Auch in der Frage-Antwort-Runde blieb Wolf optimistisch bzw. einfallslos: er sähe die Demokratie trotz Brexit,Trump und dem zunehmenden Einfluss des Geldes nicht in Gefahr und während er ganz offen zugab, dass der Kapitalismus mit dem Problem Klimawandel nicht würde umgehen können, schien ihm dies, nachdem er dieses Problem dem Staat zugeschoben hatte, keine Sorge zu bereiten. Falls die Zuhörer konkrete Lösungsvorschläge von ihm erwartet hatten, wurden sie enttäuscht.

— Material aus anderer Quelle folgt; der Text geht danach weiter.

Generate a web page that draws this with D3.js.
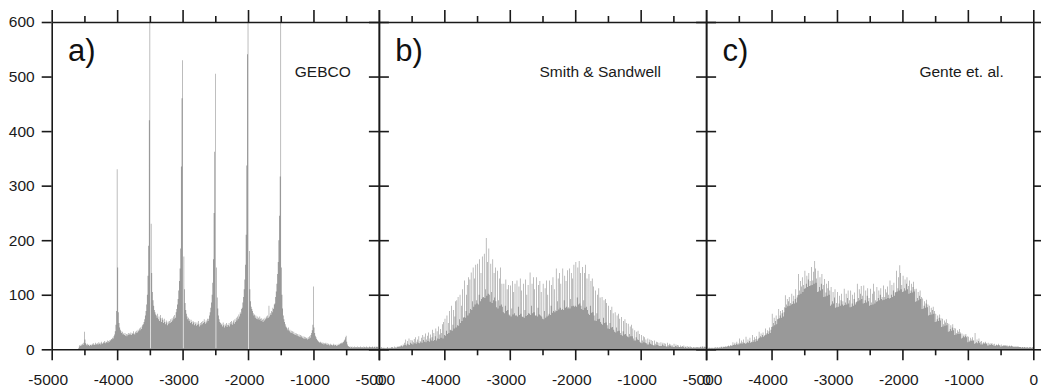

Yanis Varoufakis hingegen hatte nicht nur zur postkapitalistischen Gesellschaft allerhand Ideen. Beim Thema Klimawandel verteidigte er die Idee eines Green New Deal für Europa d.h. jährliche Investitionen in Höhe von mindestens 5% des europäischen BIP in die grüne Transformation aller Sektoren unserer Wirtschaft. Dadurch würde nicht nur der Klimawandel gestoppt, sondern auch viele gut bezahlte neue Arbeitsplätze geschaffen. Die europäische Investitionsbank soll, in Zusammenspiel mit der Europäischen Zentralbank und ggf. anderer Zentralbanken, grüne Anleihen zu diesem Zweck ausgeben. Alternativ könnte man endlich John Maynard Keynes Idee einer International Clearing Union umsetzen, wodurch grüne Investitionen weltweit steuerbar würden.

Wie der Philosoph Slavoj Zizek einmal sagte, ist es ein “bemerkenswertes Zeichen unserer Zeit, dass selbst die hellsten Köpfe lieber das Ende der Welt als das Ende des Kapitalismus vorbereiten wollen.” Die Mehrheit der konservativen Köpfe, die im Gebäude der Financial Times versammelt waren, sah jedenfalls – dem Veranstaltungstitel zum Trotz – die Fortführung des Kapitalismus als gegeben an. Und dennoch hatte sich die Stimmung am Ende der Veranstaltung gewandelt. Manche waren verstört davon, dass, als es um die drängenden Fragen unserer Zeit ging, das Establishment keine Ideen hatte, während der Marxist viele Denkanstöße liefern konnte.